= DATASET EXTRACT =
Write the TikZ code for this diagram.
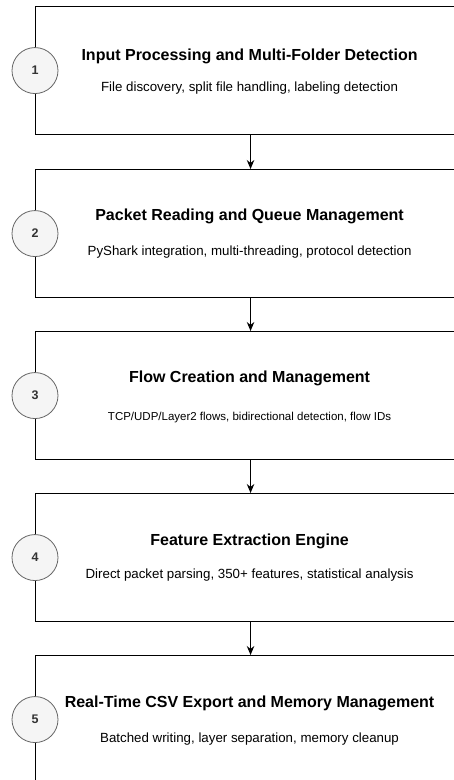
\documentclass[tikz,border=0pt]{standalone}
\usepackage{fontspec}
\setmainfont{Liberation Sans}
\usetikzlibrary{arrows.meta,positioning}
\definecolor{circfill}{HTML}{F5F5F5}
\definecolor{circline}{HTML}{666666}
\definecolor{numtext}{HTML}{333333}
\tikzset{
  stage/.style={draw=black, line width=1.1pt, rectangle, minimum width=430pt, minimum height=128pt, inner sep=0pt, anchor=north west},
  stagetitle/.style={font=\bfseries\fontsize{16}{19}\selectfont, inner sep=0pt},
  stagenote/.style={font=\fontsize{13.3}{16}\selectfont, inner sep=0pt},
  stagenotesmall/.style={font=\fontsize{11.5}{14}\selectfont, inner sep=0pt},
  badge/.style={circle, draw=circline, fill=circfill, line width=0.8pt, minimum size=46pt, inner sep=0pt, font=\bfseries\fontsize{12.5}{15}\selectfont, text=numtext},
  flow/.style={line width=1pt, -{Stealth[length=9pt,width=7.5pt]}}
}
\begin{document}
\begin{tikzpicture}[x=1pt,y=-1pt]
\useasboundingbox[fill=white] (0,0) rectangle (454,780);

% stage boxes
\node[stage] (s1) at (35,6) {};
\node[stage] (s2) at (35,169) {};
\node[stage] (s3) at (35,331) {};
\node[stage] (s4) at (35,493) {};
\node[stage] (s5) at (35,655) {};

% connectors between stages
\draw[flow] (s1.south) -- (s2.north);
\draw[flow] (s2.south) -- (s3.north);
\draw[flow] (s3.south) -- (s4.north);
\draw[flow] (s4.south) -- (s5.north);

% numbered badges on the left edge
\node[badge] (b1) at (s1.west) {1};
\node[badge] (b2) at (s2.west) {2};
\node[badge] (b3) at (s3.west) {3};
\node[badge] (b4) at (s4.west) {4};
\node[badge] (b5) at (s5.west) {5};

% titles and descriptions
\node[stagetitle] (t1) at ([xshift=-1pt,yshift=14pt]s1.center) {Input Processing and Multi-Folder Detection};
\node[stagenote]  (d1) at ([xshift=-1pt,yshift=-18pt]s1.center) {File discovery, split file handling, labeling detection};

\node[stagetitle] (t2) at ([xshift=-1pt,yshift=17pt]s2.center) {Packet Reading and Queue Management};
\node[stagenote]  (d2) at ([xshift=-1pt,yshift=-19pt]s2.center) {PyShark integration, multi-threading, protocol detection};

\node[stagetitle] (t3) at ([xshift=-1pt,yshift=17.5pt]s3.center) {Flow Creation and Management};
\node[stagenotesmall] (d3) at ([xshift=-1pt,yshift=-21.5pt]s3.center) {TCP/UDP/Layer2 flows, bidirectional detection, flow IDs};

\node[stagetitle] (t4) at ([xshift=-1pt,yshift=16pt]s4.center) {Feature Extraction Engine};
\node[stagenote]  (d4) at ([xshift=-1pt,yshift=-17.5pt]s4.center) {Direct packet parsing, 350+ features, statistical analysis};

\node[stagetitle] (t5) at ([xshift=-1pt,yshift=16.5pt]s5.center) {Real-Time CSV Export and Memory Management};
\node[stagenote]  (d5) at ([xshift=-1pt,yshift=-20pt]s5.center) {Batched writing, layer separation, memory cleanup};
\end{tikzpicture}
\end{document}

= GIVEN REQUEST =
All of the material above is to be copied exactly, except for its images.

= SOLUTION =
Write the TikZ code for this diagram.
\documentclass[tikz,border=0pt]{standalone}
\usepackage{fontspec}
\setmainfont{Liberation Sans}
\usetikzlibrary{arrows.meta,positioning}
\definecolor{circfill}{HTML}{F5F5F5}
\definecolor{circline}{HTML}{666666}
\definecolor{numtext}{HTML}{333333}
\tikzset{
  stage/.style={draw=black, line width=1.1pt, rectangle, minimum width=430pt, minimum height=128pt, inner sep=0pt, anchor=north west},
  stagetitle/.style={font=\bfseries\fontsize{16}{19}\selectfont, inner sep=0pt},
  stagenote/.style={font=\fontsize{13.3}{16}\selectfont, inner sep=0pt},
  stagenotesmall/.style={font=\fontsize{11.5}{14}\selectfont, inner sep=0pt},
  badge/.style={circle, draw=circline, fill=circfill, line width=0.8pt, minimum size=46pt, inner sep=0pt, font=\bfseries\fontsize{12.5}{15}\selectfont, text=numtext},
  flow/.style={line width=1pt, -{Stealth[length=9pt,width=7.5pt]}}
}
\begin{document}
\begin{tikzpicture}[x=1pt,y=-1pt]
\useasboundingbox[fill=white] (0,0) rectangle (454,780);

% stage boxes
\node[stage] (s1) at (35,6) {};
\node[stage] (s2) at (35,169) {};
\node[stage] (s3) at (35,331) {};
\node[stage] (s4) at (35,493) {};
\node[stage] (s5) at (35,655) {};

% connectors between stages
\draw[flow] (s1.south) -- (s2.north);
\draw[flow] (s2.south) -- (s3.north);
\draw[flow] (s3.south) -- (s4.north);
\draw[flow] (s4.south) -- (s5.north);

% numbered badges on the left edge
\node[badge] (b1) at (s1.west) {1};
\node[badge] (b2) at (s2.west) {2};
\node[badge] (b3) at (s3.west) {3};
\node[badge] (b4) at (s4.west) {4};
\node[badge] (b5) at (s5.west) {5};

% titles and descriptions
\node[stagetitle] (t1) at ([xshift=-1pt,yshift=14pt]s1.center) {Input Processing and Multi-Folder Detection};
\node[stagenote]  (d1) at ([xshift=-1pt,yshift=-18pt]s1.center) {File discovery, split file handling, labeling detection};

\node[stagetitle] (t2) at ([xshift=-1pt,yshift=17pt]s2.center) {Packet Reading and Queue Management};
\node[stagenote]  (d2) at ([xshift=-1pt,yshift=-19pt]s2.center) {PyShark integration, multi-threading, protocol detection};

\node[stagetitle] (t3) at ([xshift=-1pt,yshift=17.5pt]s3.center) {Flow Creation and Management};
\node[stagenotesmall] (d3) at ([xshift=-1pt,yshift=-21.5pt]s3.center) {TCP/UDP/Layer2 flows, bidirectional detection, flow IDs};

\node[stagetitle] (t4) at ([xshift=-1pt,yshift=16pt]s4.center) {Feature Extraction Engine};
\node[stagenote]  (d4) at ([xshift=-1pt,yshift=-17.5pt]s4.center) {Direct packet parsing, 350+ features, statistical analysis};

\node[stagetitle] (t5) at ([xshift=-1pt,yshift=16.5pt]s5.center) {Real-Time CSV Export and Memory Management};
\node[stagenote]  (d5) at ([xshift=-1pt,yshift=-20pt]s5.center) {Batched writing, layer separation, memory cleanup};
\end{tikzpicture}
\end{document}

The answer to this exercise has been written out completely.